The videos, at their best, help transform famous figures into more personable ones. The directors Josh and Benny Safdie almost can’t get the words out quickly enough as they rhapsodize about Mike Leigh’s harrowing dramedy Meantime and recall how Charlie Chaplin’s silent-era masterpiece The Kid made Benny cry. Their trip to the closet, in a way, gives new context to the Safdie brothers’ work, as viewers realize that the makers of the stress-inducing black comedy Uncut Gems are in fact goofy, sincere film nerds.
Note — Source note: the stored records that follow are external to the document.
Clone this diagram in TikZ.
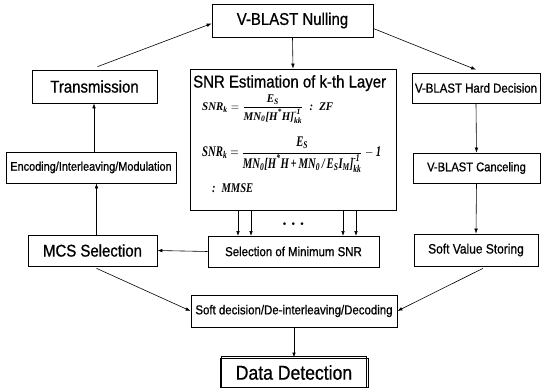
\documentclass[tikz,border=0pt]{standalone}
\usepackage{amsmath}
\usepackage[no-math]{fontspec}
\setmainfont{Liberation Sans}[FakeStretch=0.88, FakeBold=0.8]
\newfontfamily\fmlfont{Liberation Serif}
\usetikzlibrary{arrows.meta}
% bold italic serif symbols of the SNR formulas
\newcommand{\fv}[1]{\text{\fmlfont\bfseries\itshape #1}}
\newcommand{\zfsnr}{$\fv{SNR}_{\fv{k}}=\dfrac{\fv{E}_{\fv{S}}}{\fv{MN}_{\fv{0}}\fv{[H}^{\fv{*}}\fv{H]}^{\fv{-1}}_{\fv{kk}}}\;\;\fv{:}\;\;\fv{ZF}$}
\newcommand{\mmsesnr}{$\fv{SNR}_{\fv{k}}=\dfrac{\fv{E}_{\fv{S}}}{\fv{MN}_{\fv{0}}\fv{[H}^{\fv{*}}\fv{H\,+\,MN}_{\fv{0}}\fv{\,/\,E}_{\fv{S}}\fv{I}_{\fv{M}}\fv{]}^{\fv{-1}}_{\fv{kk}}}-\fv{1}$}
\newcommand{\mmsetag}{$\fv{:}\;\;\fv{MMSE}$}
\newcommand{\layerdots}{\mbox{\boldmath$\cdots$}}
\tikzset{
  box/.style={draw=black, line width=0.7pt, minimum height=31pt, inner sep=0pt, font=\fontsize{13}{15}\selectfont},
  bigbox/.style={box, font=\fontsize{17}{19}\selectfont},
  formula/.style={anchor=west, inner sep=0pt},
  arr/.style={draw=black, line width=0.6pt, -{Latex[length=5pt,width=3.6pt]}},
}
\begin{document}
\begin{tikzpicture}[x=1pt, y=-1pt]
\useasboundingbox (0,0) rectangle (542,388);
% top and left column
\node[bigbox, minimum width=161pt, minimum height=33pt] (null) at (292.5,20.5) {V-BLAST Nulling};
\node[bigbox, minimum width=125pt, minimum height=33pt] (trans) at (94.5,86.5) {Transmission};
\node[box, minimum width=170pt, font=\fontsize{12.4}{14}\selectfont] (enc) at (91,167.5) {Encoding/Interleaving/Modulation};
\node[bigbox, minimum width=129pt] (mcs) at (92.5,250.5) {MCS Selection};
% middle column
\node[draw=black, line width=0.7pt, minimum width=206pt, minimum height=141pt, inner sep=0pt] (snr) at (293,139.5) {};
\node[anchor=north west, inner sep=0pt, font=\fontsize{17}{19}\selectfont] (snrtitle) at (193,75) {SNR Estimation of k-th Layer};
\node[formula] (zf) at (202,109) {\resizebox*{131pt}{28pt}{\zfsnr}};
\node[formula] (mmse) at (202,154.5) {\resizebox*{179pt}{35pt}{\mmsesnr}};
\node[formula] (mmsetag) at (212,188) {\resizebox*{41pt}{9pt}{\mmsetag}};
\node[box, minimum width=171pt] (sel) at (293.5,251.5) {Selection of Minimum SNR};
\node[inner sep=0pt, font=\fontsize{16}{16}\selectfont] (dots) at (295,224) {\layerdots};
\node[box, minimum width=206pt, minimum height=32pt] (dec) at (294,311) {Soft decision/De-interleaving/Decoding};
\node[draw=black, line width=0.9pt, minimum width=148pt, minimum height=29pt, inner sep=0pt, font=\fontsize{20}{22}\selectfont] (data) at (294,372.5) {Data Detection};
\draw[line width=0.5pt] ([shift={(1.8pt,-1.8pt)}]data.south west) rectangle ([shift={(-1.8pt,1.8pt)}]data.north east);
% right column
\node[box, minimum width=128pt, minimum height=30pt] (hard) at (476,88) {V-BLAST Hard Decision};
\node[box, minimum width=127pt, minimum height=30pt, font=\fontsize{12.7}{14}\selectfont] (cancel) at (476.5,168) {V-BLAST Canceling};
\node[box, minimum width=124pt, minimum height=32pt, font=\fontsize{13.6}{15}\selectfont] (soft) at (476,250) {Soft Value Storing};
% connectors
\draw[arr] ([xshift=3pt,yshift=3pt]trans.north) -- ([yshift=-3pt]null.west);
\draw[arr] ([yshift=-8pt]null.east) -- ([yshift=3pt]hard.north);
\draw[arr] (null.south) -- (snr.north);
\draw[arr] ([xshift=3pt]enc.north) -- ([xshift=3pt]enc.north |- trans.south);
\draw[arr] ([xshift=4pt]mcs.north) -- ([xshift=4pt]mcs.north |- enc.south);
\draw[arr] (sel.west) -- (mcs.east);
\draw[arr] (238,210) -- (238,236);
\draw[arr] (251,210) -- (251,236);
\draw[arr] (343,210) -- (343,236);
\draw[arr] (356,210) -- (356,236);
\draw[arr] (hard.south) -- (cancel.north);
\draw[arr] (cancel.south) -- (soft.north);
\draw[arr] ([xshift=4pt,yshift=-2pt]mcs.south) -- (dec.west);
\draw[arr] ([xshift=7pt,yshift=-2pt]soft.south) -- (dec.east);
\draw[arr] (dec.south) -- (data.north);
\end{tikzpicture}
\end{document}
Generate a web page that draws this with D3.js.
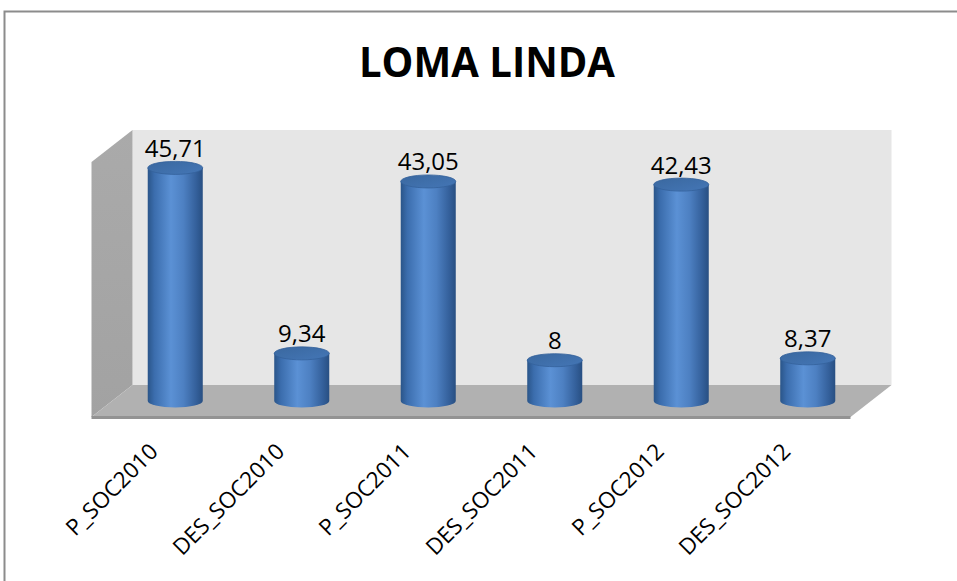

Many guests also approach the Criterion Closet as if it’s a hallowed institution. The actor Gael García Bernal veers into philosophical territory with his choices; when he grabs the Italian neorealist triumph Blow-Up, he discusses how its themes of surveillance and paranoia resonate with him. He relates his yearning for the era before cellphones and the idle time that came with it, a wistful and humanizing admission.
The “Closet Picks” series lets these textured portraits emerge from visitors and viewers alike. The comment sections have cultivated a community of discerning movie lovers, filled with people sharing their takes on each guest’s picks. They mimic the warmth of video stores, those communal spaces where like-minded cinephiles could congregate and bond by debating the best Alfred Hitchcock movies or gushing over auteurs such as Akira Kurosawa and John Carpenter. The fervor around the video series and the Closet truck underscores, ultimately, how few offline places there are today for movie lovers to come together.
The Criterion Closet is, in some ways, an exclusive club; you need to be invited to the company’s office, which typically means being a recognizable figure in the entertainment industry. Yet “Closet Picks” manages to convey the thrill that comes with discovering great art, as well as those who share your love for it. The series does something potent with something very simple: When we see a person we admire geek out over cinema’s transformative power, they’re revealing how they came to see the world—and how we all might fit into it.